How the App Sandbox Works Internally

The sandbox is not an optional feature for developers; it is enforced by the XNU kernel at the lowest levels of the operating system. The enforcement mechanism is based on a powerful and flexible security framework developed by Apple.

1. The Container Directory

Upon installation, every app is given its own container directory on the file system. This path is unique to the app and the device. Inside this container, the app has free reign to create files and subdirectories. This is where the app stores its own data, documents, and cache files. However, with very few exceptions, any attempt to access a file path outside this container (e.g., trying to read /var/mobile/Library/SMS/) is blocked by the kernel.

/var/mobile/Containers/Data/Application/{UNIQUE_APP_ID}/ |-- Documents/ (User-created content, backed up to iCloud) |-- Library/ | |-- Caches/ (Temporary data, not backed up) | |-- Preferences/ (App settings) |-- tmp/ (For very temporary files)

2. Entitlements: Requesting a Key to the Outside World

Obviously, many apps need to access resources outside their sandbox to be useful. A photo editor needs to access your photo library, a messaging app needs your contacts, and a music app needs to use the microphone. This is where entitlements come in.

An entitlement is a specific right granted to an application that allows it to perform an action that would normally be forbidden by the sandbox. Developers must explicitly declare which entitlements their app needs in its configuration file. When you, the user, see a permission prompt like “This app would like to access your photos,” you are being asked to approve one of these entitlements. Examples of capabilities requiring entitlements include:

  • Contacts: Accessing the user’s address book.
  • Calendars: Reading and writing calendar events.
  • Photo Library: Accessing images and videos.
  • Microphone and Camera: Capturing audio and video.
  • Location Services: Determining the device’s geographical location.
  • Inter-Process Communication (IPC): A sandboxed app cannot freely communicate with other processes. It must use secure, system-brokered IPC mechanisms, governed by entitlements. This prevents a malicious app from injecting code into another app, a concept explored in our explanation of Android’s Binder IPC, which serves a similar purpose.

This system of explicit, user-approved entitlements ensures that apps only get the permissions they truly need, and the user is always in control.

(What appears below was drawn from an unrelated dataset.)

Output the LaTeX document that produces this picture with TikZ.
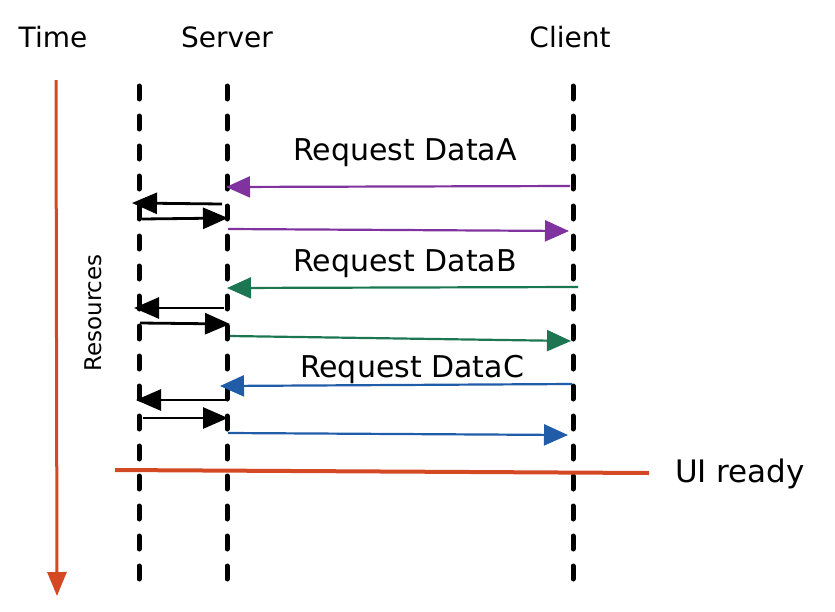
\documentclass[tikz,border=0pt]{standalone}
\usepackage{fontspec}
\setmainfont{DejaVu Sans}
\usetikzlibrary{arrows.meta}
\definecolor{cpurple}{RGB}{128,50,158}
\definecolor{cgreen}{RGB}{28,118,82}
\definecolor{cblue}{RGB}{32,92,168}
\definecolor{cred}{RGB}{212,72,36}
\tikzset{
  lbl/.style={font=\fontsize{28}{32}\selectfont, inner sep=0pt},
  rlbl/.style={font=\fontsize{30}{34}\selectfont, inner sep=0pt},
  life/.style={line width=5pt, line cap=round, dash pattern=on 13pt off 17pt},
  msg/.style={line width=2.2pt, -{Triangle[length=24pt,width=21pt]}},
  res/.style={line width=2.8pt, black, -{Triangle[length=25pt,width=21pt]}},
}
\begin{document}
\begin{tikzpicture}[x=1pt,y=-1pt]
\useasboundingbox (0,0) rectangle (835,611);
% labels
\node[lbl] (time) at (53,37) {Time};
\node[lbl] (server) at (227,37) {Server};
\node[lbl] (client) at (570,37) {Client};
\node[lbl, font=\fontsize{31}{34}\selectfont] (ui) at (740,474) {UI ready};
\node[lbl, font=\fontsize{23}{26}\selectfont, rotate=90] (resources) at (93,313) {Resources};
\node[rlbl] (la) at (405,153) {Request DataA};
\node[rlbl] (lb) at (405,264) {Request DataB};
\node[rlbl] (lc) at (412,369) {Request DataC};
% lifelines
\coordinate (r0) at (139,86); \coordinate (r1) at (139,584);
\coordinate (s0) at (227,86); \coordinate (s1) at (227,580);
\coordinate (c0) at (573,86); \coordinate (c1) at (573,584);
\draw[life] (r0) -- (r1);
\draw[life] (s0) -- (s1);
\draw[life] (c0) -- (c1);
% time arrow
\coordinate (t0) at (56,80); \coordinate (t1) at (57,596);
\draw[cred, line width=3pt, -{Triangle[length=24pt,width=19pt]}] (t0) -- (t1);
% UI ready line
\coordinate (u0) at (115,470); \coordinate (u1) at (649,473);
\draw[cred, line width=4pt] (u0) -- (u1);
% A
\coordinate (a1) at (570,186); \coordinate (a2) at (226,187);
\coordinate (a3) at (222,204); \coordinate (a4) at (132,203);
\coordinate (a5) at (142,219); \coordinate (a6) at (228,218);
\coordinate (a7) at (228,229); \coordinate (a8) at (569,231);
\draw[msg, cpurple] (a1) -- (a2);
\draw[res] (a3) -- (a4);
\draw[res] (a5) -- (a6);
\draw[msg, cpurple] (a7) -- (a8);
% B
\coordinate (b1) at (578,287); \coordinate (b2) at (227,288);
\coordinate (b3) at (224,308); \coordinate (b4) at (134,308);
\coordinate (b5) at (140,323); \coordinate (b6) at (230,324);
\coordinate (b7) at (230,336); \coordinate (b8) at (571,341);
\draw[msg, cgreen] (b1) -- (b2);
\draw[res] (b3) -- (b4);
\draw[res] (b5) -- (b6);
\draw[msg, cgreen] (b7) -- (b8);
% C
\coordinate (c2a) at (572,384); \coordinate (c2b) at (220,386);
\coordinate (c3) at (226,400); \coordinate (c4) at (136,400);
\coordinate (c5) at (143,418); \coordinate (c6) at (228,418);
\coordinate (c7) at (228,433); \coordinate (c8) at (568,435);
\draw[msg, cblue] (c2a) -- (c2b);
\draw[res] (c3) -- (c4);
\draw[res] (c5) -- (c6);
\draw[msg, cblue] (c7) -- (c8);
\end{tikzpicture}
\end{document}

3. System-Brokered Services

For many common tasks, iOS provides high-level frameworks that act as trusted brokers. For example, instead of giving an app full access to your social media accounts, a developer can use Apple’s Social framework. The framework presents a familiar system UI for composing a post, and the app itself never gains access to your account credentials. The same is true for sharing files via the Share Sheet or picking documents. The system handles the interaction on the app’s behalf, preserving the sandbox’s integrity.

Benefits of the App Sandbox Model

The sandboxing approach provides robust security and privacy benefits for users.

  • Enhanced Security: Limits the impact of security vulnerabilities. A bug in one app is unlikely to compromise the entire system.
  • Stronger Privacy: Prevents apps from snooping on your personal data in other apps or locations on the file system.
  • Increased Stability: Apps cannot interfere with each other’s data or with critical system files, leading to a more stable operating environment.
  • Clean Uninstallation: When you delete an app, its entire sandbox container is removed, ensuring no leftover files clutter your device.

This model is a cornerstone of Apple’s security architecture, working in concert with other technologies like the Secure Enclave to provide defense in depth. More information can be found in Apple’s official guide to App Sandboxing for developers.

App Sandbox vs. Traditional Security Models

Aspect iOS App Sandbox Traditional Desktop OS Security
Default State Deny by default. Access is forbidden unless explicitly granted via an entitlement. Allow by default. An application running as the user has access to everything that user can access.
Isolation Strong process and file system isolation between all third-party apps. Limited isolation. Processes running under the same user account can often access each other’s data.
User Permissions Granular, per-app prompts for specific resources (Photos, Contacts, etc.). Often a single, all-or-nothing administrator prompt at installation time.
Vulnerability Impact Contained within the app’s sandbox. Can potentially affect the entire user account or system.

Frequently Asked Questions

Can the App Sandbox be bypassed?

While the App Sandbox is extremely robust, no security system is perfect. A “sandbox escape” is a type of exploit that leverages a vulnerability, typically in the iOS kernel itself, to break out of the sandboxed environment and gain higher privileges. These are highly sought after by security researchers and malicious actors alike and are the primary goal of modern jailbreaks. Apple invests heavily in finding and patching these vulnerabilities with each iOS update.

Does sandboxing apply to Apple’s own apps?

Apple’s own built-in applications are also sandboxed, but they are often granted a wider set of entitlements than third-party apps to perform their system-level functions. For example, the Settings app needs privileges to modify system configuration files that a third-party app would never be allowed to touch.

Is the macOS App Sandbox the same as the iOS one?

The concept is the same, but the implementation is slightly different. On macOS, sandboxing is mandatory for all Mac App Store apps. However, macOS also allows users to install apps from outside the App Store, which may or may not be sandboxed. This provides more flexibility for developers of complex pro-apps but also carries a greater security risk for users who download software from untrusted sources.

Does sandboxing affect app performance?

For the vast majority of applications, the performance impact of the sandbox is negligible. The security checks are performed at a very low level in the kernel and are highly optimized. The security benefits provided by the sandbox far outweigh any minuscule performance overhead.